US files complaint over Chinese laser use in Djibouti
WASHINGTON (AP) — The U.S. has issued a formal complaint to the Chinese government over the use of high-grade lasers near the military base in Djibouti that were directed at aircraft and resulted in minor injuries to two American pilots, the Pentagon said Thursday.
Pentagon spokeswoman Dana White said that the U.S. is confident that Chinese nationals are responsible for the use of the lasers, which targeted aircraft on several occasions in the last few weeks. White said the incidents represent a serious threat to U.S. airmen, and that the U.S. has asked China to investigate the incidents.
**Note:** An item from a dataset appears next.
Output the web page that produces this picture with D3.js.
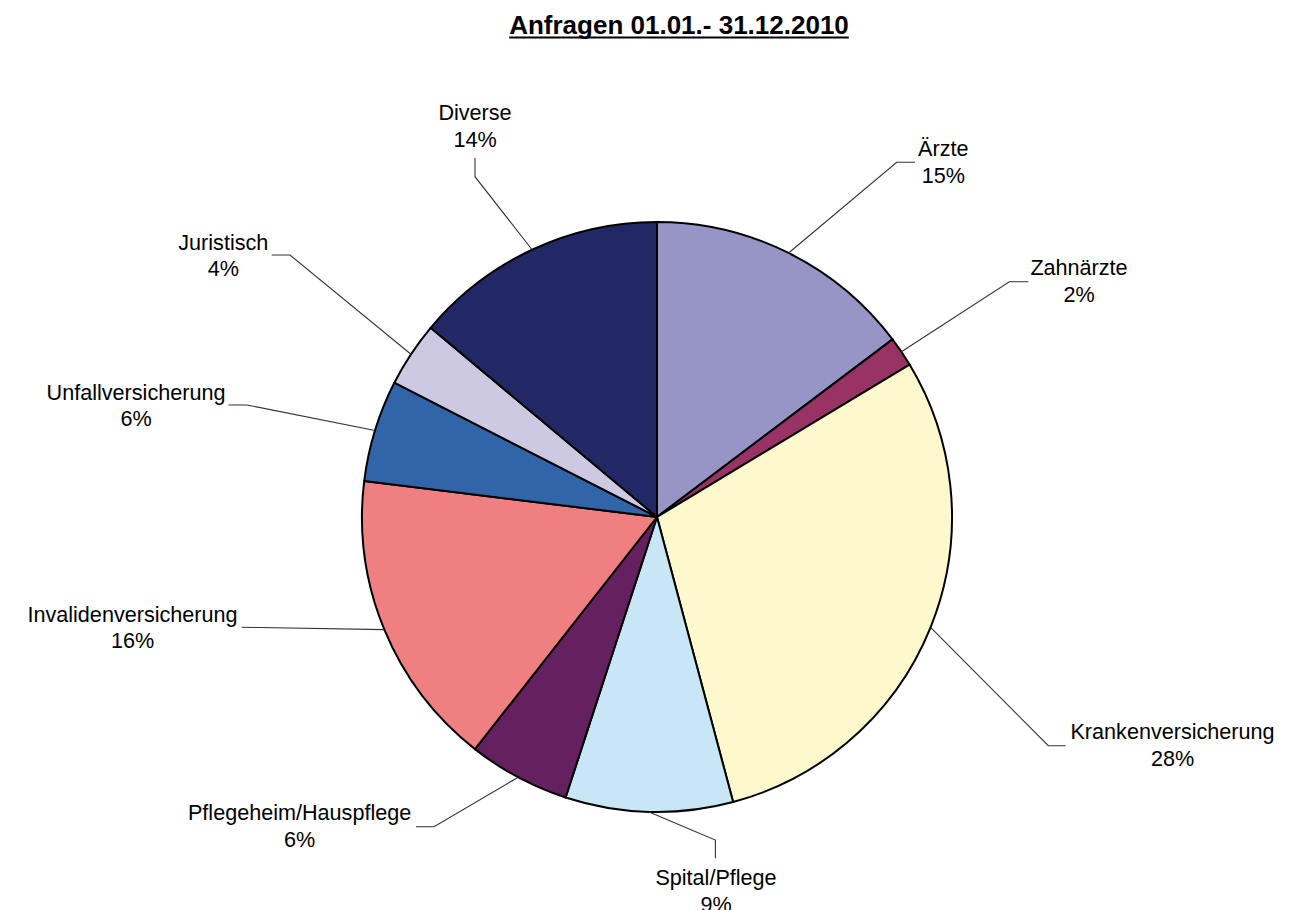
<!DOCTYPE html>
<html>
<head>
<meta charset="utf-8">
<script src="https://cdn.jsdelivr.net/npm/d3@7"></script>
<style>
  html, body { margin: 0; padding: 0; background: #ffffff; }
  svg { display: block; }
  text { font-family: "Liberation Sans", Arial, sans-serif; fill: #000; }
</style>
</head>
<body>
<svg id="chart" width="1310" height="910"></svg>
<script>
// ---- Data ----
const title = "Anfragen 01.01.- 31.12.2010";
const categories = ["Ärzte", "Zahnärzte", "Krankenversicherung", "Spital/Pflege",
  "Pflegeheim/Hauspflege", "Invalidenversicherung", "Unfallversicherung", "Juristisch", "Diverse"];
const shares = [14.72, 1.64, 29.49, 9.17, 5.57, 16.36, 5.58, 3.56, 13.92];
const percentLabels = ["15%", "2%", "28%", "9%", "6%", "16%", "6%", "4%", "14%"];

// ---- Styles / layout ----
const colors = ["#9795C6", "#993366", "#FEF8CD", "#C9E6F7", "#64205F",
  "#EF7F80", "#3165A9", "#CDC9E3", "#212865"];
const cx = 657, cy = 517, radius = 295;
const fontSize = 21.6, lineGap = 26.6;
// label anchor (center x, first baseline), leader elbow and leader end
const labelLayout = [
  { lx: 943.3, ly: 156,   elbow: [896.7, 162.3], end: [915, 162.3] },
  { lx: 1079,  ly: 275,   elbow: [1009.3, 281.7], end: [1028.3, 281.7] },
  { lx: 1172.5,ly: 739.3, elbow: [1048.3, 745.7], end: [1065.7, 745.7] },
  { lx: 716,   ly: 885,   elbow: [715.4, 840], end: [715.4, 858.3] },
  { lx: 299.6, ly: 820,   elbow: [434, 826.7], end: [416, 826.7] },
  { lx: 132.5, ly: 621.7, elbow: [260, 627.5], end: [241.7, 627.3] },
  { lx: 136,   ly: 399.5, elbow: [247, 405], end: [228.5, 405] },
  { lx: 223.3, ly: 249.5, elbow: [290, 255], end: [271.7, 255] },
  { lx: 475,   ly: 120,   elbow: [475, 176.7], end: [475, 158] }
];

const svg = d3.select("#chart");

// Title
const t = svg.append("text")
  .attr("x", 679).attr("y", 34.3)
  .attr("text-anchor", "middle")
  .style("font-size", "26px")
  .style("font-weight", "bold")
  .text(title);
const tb = t.node().getBBox();
svg.append("line")
  .attr("x1", tb.x).attr("x2", tb.x + tb.width)
  .attr("y1", 37.6).attr("y2", 37.6)
  .attr("stroke", "#000").attr("stroke-width", 2);

// Pie
const pie = d3.pie().sort(null).value(d => d).startAngle(0).endAngle(2 * Math.PI);
const arcs = pie(shares);
const arc = d3.arc().innerRadius(0).outerRadius(radius);
const g = svg.append("g").attr("transform", `translate(${cx},${cy})`);

g.selectAll("path.slice")
  .data(arcs)
  .join("path")
  .attr("class", "slice")
  .attr("d", arc)
  .attr("fill", (d, i) => colors[i])
  .attr("stroke", "#000")
  .attr("stroke-width", 2)
  .attr("stroke-linejoin", "round");

// Leader lines
const lineGen = d3.line();
svg.selectAll("path.leader")
  .data(arcs)
  .join("path")
  .attr("class", "leader")
  .attr("d", (d, i) => {
    const a = (d.startAngle + d.endAngle) / 2;
    const p0 = [cx + radius * Math.sin(a), cy - radius * Math.cos(a)];
    const L = labelLayout[i];
    return lineGen([p0, L.elbow, L.end]);
  })
  .attr("fill", "none")
  .attr("stroke", "#333")
  .attr("stroke-width", 1.1);

// Labels
const lab = svg.selectAll("text.lab")
  .data(arcs)
  .join("text")
  .attr("class", "lab")
  .attr("text-anchor", "middle")
  .style("font-size", fontSize + "px");
lab.append("tspan")
  .attr("x", (d, i) => labelLayout[i].lx)
  .attr("y", (d, i) => labelLayout[i].ly)
  .text((d, i) => categories[i]);
lab.append("tspan")
  .attr("x", (d, i) => labelLayout[i].lx)
  .attr("y", (d, i) => labelLayout[i].ly + lineGap)
  .text((d, i) => percentLabels[i]);
</script>
</body>
</html>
She estimated there have been fewer than 10 laser incidents in recent weeks, and the Pentagon sought the formal complaint because of the injuries and the growing number of instances the problem happened.
Marine Lt. Col. Chris Logan, a Pentagon spokesman, said that reports from pilots indicate that on three occasions the lasers were military grade and came from the Chinese base nearby.
The Chinese recently built a base near Camp Lemonnier, the U.S. military installation in the Horn of African nation of Djibouti. It is China’s first overseas military base, and was manned last year. It is just a few miles from the U.S. base.
In addition to issuing the formal diplomatic demarche, the U.S. also put out a notice to airmen, saying they should exercise caution when flying near certain areas in Djibouti.
The pilots suffered minor eye injuries. There were no aircraft crashes or other more serious problems.
Lasers present a serious problem because when aimed at aircraft they can injure pilots or temporarily blind them -- which can present safety risks particularly as they are taking off and landing.